Из воспоминаний Павла Николаевича Милюкова:
5 октября в Ливадии, в день именин наследника, Александра Федоровна имела с Коковцовым специальный часовой разговор, раскрывавший ее карты и «буквально записанный» ее собеседником. Разговор этот начался с повторения слов Государя: «Мы надеемся, что Вы никогда не вступите на путь этих ужасных политических партий, которые только и мечтают о том, чтобы захватить власть или поставить правительство в роль подчиненного их воле». Коковцов попытался ответить, что он всегда был вне партий и в этом усматривает слабость своего положения, которое «гораздо труднее» положения Столыпина в смысле работы с законодательными учреждениями. Он или не понимал, или не хотел понимать, что мысль императрицы шла совсем в противоположную сторону. И она стала еще откровеннее: «Я вижу, что Вы все делаете сравнения между собою и Столыпиным. Мне кажется, что Вы очень чтите его память и придаете слишком большое значение его деятельности и его личности. Верьте мне, не надо так жалеть тех, кого не стало… Я уверена, что каждый исполняет свою роль и свое назначение, и если кого нет среди нас, то это потому, что он уже окончил свою роль и должен был стушеваться, так как ему нечего было больше исполнять. Жизнь всегда получает новые формы, и Вы не должны стараться слепо продолжать то, что делал Ваш предшественник. Оставайтесь самим собой, не ищите поддержки в политических партиях; они у нас так незначительны. Опирайтесь на доверие Государя – Бог Вам поможет. Я уверена, что Столыпин умер, чтобы уступить Вам место, и что это для блага России».
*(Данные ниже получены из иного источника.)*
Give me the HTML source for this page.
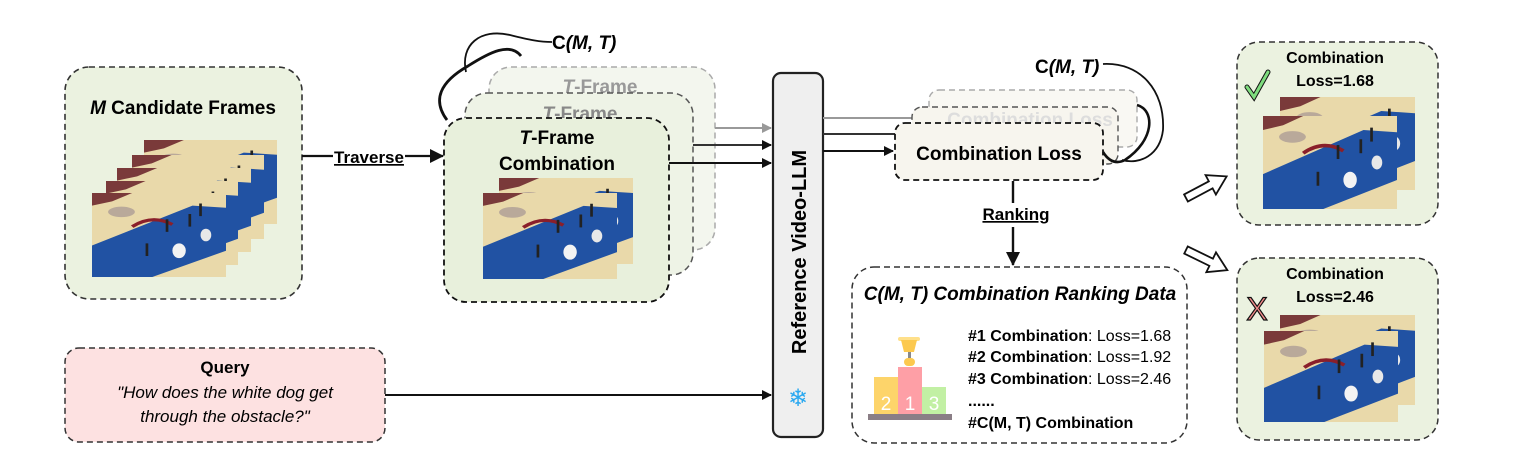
<!DOCTYPE html>
<html><head><meta charset="utf-8"><style>
html,body{margin:0;padding:0;background:#fff;}
svg{display:block;font-family:"Liberation Sans",sans-serif;}
.b{font-weight:bold;}
</style></head><body>
<svg width="1522" height="469" viewBox="0 0 1522 469" xmlns="http://www.w3.org/2000/svg">
<defs>
<symbol id="ph" viewBox="0 0 100 80" preserveAspectRatio="none">
<rect width="100" height="80" fill="#e9d9aa"/>
<path d="M0 0 L30 0 L15 8 L0 12 Z" fill="#7a3a3a"/>
<path d="M0 50 L75 12 L100 14 L100 55 L45 80 L0 80 Z" fill="#2152a3"/>
<path d="M30 32 Q45 20 60 30" stroke="#8a1f2a" stroke-width="3" fill="none"/>
<ellipse cx="22" cy="18" rx="10" ry="5" fill="#8a7a8a" opacity="0.5"/>
<rect x="55" y="25" width="2" height="12" fill="#222"/>
<rect x="72" y="20" width="2" height="12" fill="#222"/>
<rect x="40" y="48" width="2" height="12" fill="#222"/>
<ellipse cx="65" cy="55" rx="5" ry="7" fill="#f3f3f3"/>
<ellipse cx="85" cy="40" rx="4" ry="6" fill="#e8e8e8"/>
<rect x="80" y="10" width="2" height="12" fill="#222"/>
</symbol>
<marker id="ah" markerWidth="10" markerHeight="10" refX="9" refY="5" orient="auto" markerUnits="userSpaceOnUse"><path d="M0 0 L10 5 L0 10 Z" fill="#111"/></marker>
<marker id="ahg" markerWidth="10" markerHeight="10" refX="9" refY="5" orient="auto" markerUnits="userSpaceOnUse"><path d="M0 0 L10 5 L0 10 Z" fill="#999"/></marker>
<marker id="ahb" markerWidth="14" markerHeight="14" refX="13" refY="7" orient="auto" markerUnits="userSpaceOnUse"><path d="M0 0 L14 7 L0 14 Z" fill="#111"/></marker>
</defs>

<rect x="65" y="67" width="237" height="232" rx="24" fill="#ebf2e0" stroke="#333" stroke-width="1.6" stroke-dasharray="6,4"/>
<text x="183" y="114" text-anchor="middle" font-size="19" class="b"><tspan font-style="italic">M</tspan>  Candidate Frames</text>
<use href="#ph" x="144" y="140" width="133" height="84"/>
<use href="#ph" x="132" y="155" width="132" height="84"/>
<use href="#ph" x="117" y="168" width="134" height="84"/>
<use href="#ph" x="106" y="181" width="132" height="84"/>
<use href="#ph" x="92" y="193" width="134" height="84"/>

<line x1="302" y1="156" x2="333" y2="156" stroke="#111" stroke-width="2.2"/>
<text x="369" y="163" text-anchor="middle" font-size="17" class="b" text-decoration="underline">Traverse</text>
<line x1="405" y1="156" x2="443" y2="156" stroke="#111" stroke-width="2.2" marker-end="url(#ahb)"/>

<path d="M447 120 C432 100 440 82 468 66 C490 52 510 42 521 56" stroke="#111" stroke-width="2.8" fill="none"/>
<path d="M466 72 C460 45 480 28 510 35 C530 40 540 42 552 42" stroke="#111" stroke-width="1.8" fill="none"/>
<text x="552" y="49" font-size="19" class="b">C<tspan font-style="italic">(M, T)</tspan></text>

<rect x="489" y="67" width="226" height="183" rx="22" fill="#f3f6ee" stroke="#aaa" stroke-width="1.5" stroke-dasharray="6,4"/>
<text x="600" y="93" text-anchor="middle" font-size="19" class="b" fill="#999"><tspan font-style="italic">T</tspan>-Frame</text>
<rect x="465" y="93" width="228" height="182" rx="22" fill="#eef3e6" stroke="#555" stroke-width="1.5" stroke-dasharray="6,4"/>
<text x="580" y="120" text-anchor="middle" font-size="19" class="b" fill="#888"><tspan font-style="italic">T</tspan>-Frame</text>
<rect x="444" y="118" width="225" height="184" rx="22" fill="#e8f0dc" stroke="#111" stroke-width="1.8" stroke-dasharray="6,4"/>
<text x="557" y="144" text-anchor="middle" font-size="19" class="b"><tspan font-style="italic">T</tspan>-Frame</text>
<text x="557" y="170" text-anchor="middle" font-size="19" class="b">Combination</text>
<use href="#ph" x="499" y="178" width="134" height="86"/>
<use href="#ph" x="483" y="193" width="134" height="86"/>

<line x1="715" y1="128" x2="771" y2="128" stroke="#999" stroke-width="2" marker-end="url(#ahg)"/>
<line x1="693" y1="145" x2="771" y2="145" stroke="#333" stroke-width="2" marker-end="url(#ah)"/>
<line x1="669" y1="163" x2="771" y2="163" stroke="#111" stroke-width="2" marker-end="url(#ah)"/>

<rect x="65" y="348" width="320" height="94" rx="14" fill="#fde1e1" stroke="#333" stroke-width="1.5" stroke-dasharray="6,4"/>
<text x="225" y="373" text-anchor="middle" font-size="17" class="b">Query</text>
<text x="225" y="398" text-anchor="middle" font-size="17" font-style="italic">"How does the white dog get</text>
<text x="225" y="422" text-anchor="middle" font-size="17" font-style="italic">through the obstacle?"</text>
<line x1="385" y1="395" x2="771" y2="395" stroke="#111" stroke-width="2" marker-end="url(#ah)"/>

<rect x="773" y="73" width="50" height="364" rx="8" fill="#efefef" stroke="#222" stroke-width="2.2"/>
<text transform="translate(806,252) rotate(-90)" text-anchor="middle" font-size="20" class="b">Reference Video-LLM</text>
<text x="798" y="406" text-anchor="middle" font-size="24" fill="#29a8f0">❄</text>

<line x1="823" y1="118" x2="927" y2="118" stroke="#999" stroke-width="2" marker-end="url(#ahg)"/>
<line x1="823" y1="134" x2="895" y2="134" stroke="#333" stroke-width="2"/>
<line x1="823" y1="151" x2="893" y2="151" stroke="#111" stroke-width="2" marker-end="url(#ah)"/>
<rect x="929" y="90" width="208" height="57" rx="10" fill="#f9f8f3" stroke="#aaa" stroke-width="1.4" stroke-dasharray="6,4"/>
<rect x="912" y="107" width="206" height="57" rx="10" fill="#f7f5ee" stroke="#555" stroke-width="1.4" stroke-dasharray="6,4"/>
<text x="1030" y="126" text-anchor="middle" font-size="19" class="b" fill="#ddd">Combination Loss</text>
<rect x="895" y="123" width="208" height="57" rx="10" fill="#f7f5ee" stroke="#111" stroke-width="1.8" stroke-dasharray="6,4"/>
<text x="999" y="160" text-anchor="middle" font-size="19" class="b">Combination Loss</text>
<text x="1035" y="73" font-size="19" class="b">C<tspan font-style="italic">(M, T)</tspan></text>
<path d="M1103 64 C1140 62 1165 90 1163 130 C1160 155 1140 165 1122 160" stroke="#111" stroke-width="1.8" fill="none"/>
<path d="M1137 105 C1155 110 1155 140 1125 160 C1115 165 1108 160 1103 152" stroke="#111" stroke-width="2.6" fill="none"/>

<line x1="1013" y1="181" x2="1013" y2="203" stroke="#111" stroke-width="2.4"/>
<text x="1016" y="220" text-anchor="middle" font-size="17" class="b" text-decoration="underline">Ranking</text>
<line x1="1013" y1="227" x2="1013" y2="265" stroke="#111" stroke-width="2.4" marker-end="url(#ahb)"/>
<rect x="852" y="267" width="335" height="176" rx="22" fill="#fff" stroke="#333" stroke-width="1.5" stroke-dasharray="6,4"/>
<text x="1020" y="300" text-anchor="middle" font-size="19" class="b" font-style="italic">C(M, T) Combination Ranking Data</text>
<g font-size="16">
<text x="968" y="341"><tspan class="b">#1 Combination</tspan>: Loss=1.68</text>
<text x="968" y="362"><tspan class="b">#2 Combination</tspan>: Loss=1.92</text>
<text x="968" y="384"><tspan class="b">#3 Combination</tspan>: Loss=2.46</text>
<text x="968" y="406" class="b">......</text>
<text x="968" y="428" class="b">#C(M, T) Combination</text>
</g>
<rect x="898" y="337" width="22" height="4" rx="2" fill="#ffe08a"/>
<path d="M901 340 L917 340 L914 352 L904 352 Z" fill="#fcc94f"/>
<rect x="908" y="352" width="3" height="6" fill="#888"/>
<rect x="904" y="358" width="11" height="8" rx="4" fill="#fcc94f"/>
<rect x="874" y="377" width="24" height="38" fill="#fdd46a"/>
<rect x="898" y="367" width="24" height="48" fill="#fe9fa6"/>
<rect x="922" y="387" width="24" height="28" fill="#c2f0a4"/>
<text x="886" y="410" text-anchor="middle" font-size="19" fill="#fff">2</text>
<text x="910" y="410" text-anchor="middle" font-size="19" fill="#fff">1</text>
<text x="934" y="410" text-anchor="middle" font-size="19" fill="#fff">3</text>
<rect x="868" y="414" width="84" height="6" fill="#8a7e86"/>

<g transform="translate(1186,198) rotate(-28)">
<path d="M0 -4 L28 -4 L28 -11 L46 0 L28 11 L28 4 L0 4 Z" fill="#fff" stroke="#111" stroke-width="1.8"/>
</g>
<g transform="translate(1186,250) rotate(26)">
<path d="M0 -4 L28 -4 L28 -11 L46 0 L28 11 L28 4 L0 4 Z" fill="#fff" stroke="#111" stroke-width="1.8"/>
</g>

<rect x="1237" y="42" width="201" height="183" rx="22" fill="#ebf2e0" stroke="#333" stroke-width="1.5" stroke-dasharray="6,4"/>
<text x="1335" y="63" text-anchor="middle" font-size="16" class="b">Combination</text>
<text x="1335" y="86" text-anchor="middle" font-size="16" class="b">Loss=1.68</text>
<path d="M1247 87 L1254 97 L1268 72" stroke="#111" stroke-width="5" fill="none" stroke-linecap="round"/>
<path d="M1247 87 L1254 97 L1268 72" stroke="#7edc7e" stroke-width="3" fill="none" stroke-linecap="round"/>
<use href="#ph" x="1280" y="97" width="135" height="93"/>
<use href="#ph" x="1263" y="116" width="134" height="93"/>

<rect x="1237" y="258" width="201" height="182" rx="22" fill="#ebf2e0" stroke="#333" stroke-width="1.5" stroke-dasharray="6,4"/>
<text x="1335" y="279" text-anchor="middle" font-size="16" class="b">Combination</text>
<text x="1335" y="302" text-anchor="middle" font-size="16" class="b">Loss=2.46</text>
<text x="1257" y="320" text-anchor="middle" font-size="32" fill="#f28b8b" stroke="#111" stroke-width="1.2">X</text>
<use href="#ph" x="1280" y="315" width="135" height="90"/>
<use href="#ph" x="1264" y="331" width="134" height="91"/>
</svg>
</body></html>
Der Mohr hat seine Schuldigkeit getan, der Mohr kann gehen. («Мавр сделал свое дело, мавр может идти».) 19 октября на докладе Коковцова царь смущенно сказал, что, желая «добрым делом» ознаменовать выздоровление наследника, он решил прекратить дело по обвинению Курлова, Кулябки, Веригина, Спиридовича – киевских охранников – в «небрежности» их поведения в день убийства Столыпина. Коковцов взволновался, стал доказывать царю, что Россия «никогда не помирится с безнаказанностью виновников этого преступления и всякий будет недоумевать, почему остаются без преследования те, кто не оберегал Государя…» Царь остался при своем. В вечер 1 сентября он лично опасности не подвергался. Вступив в отправление должности, Коковцов скоро сам очутился перед испытанием, которое должно было приоткрыть для него, откуда идут нити этой высокой политики. Он подвергся испытанию – на Распутина.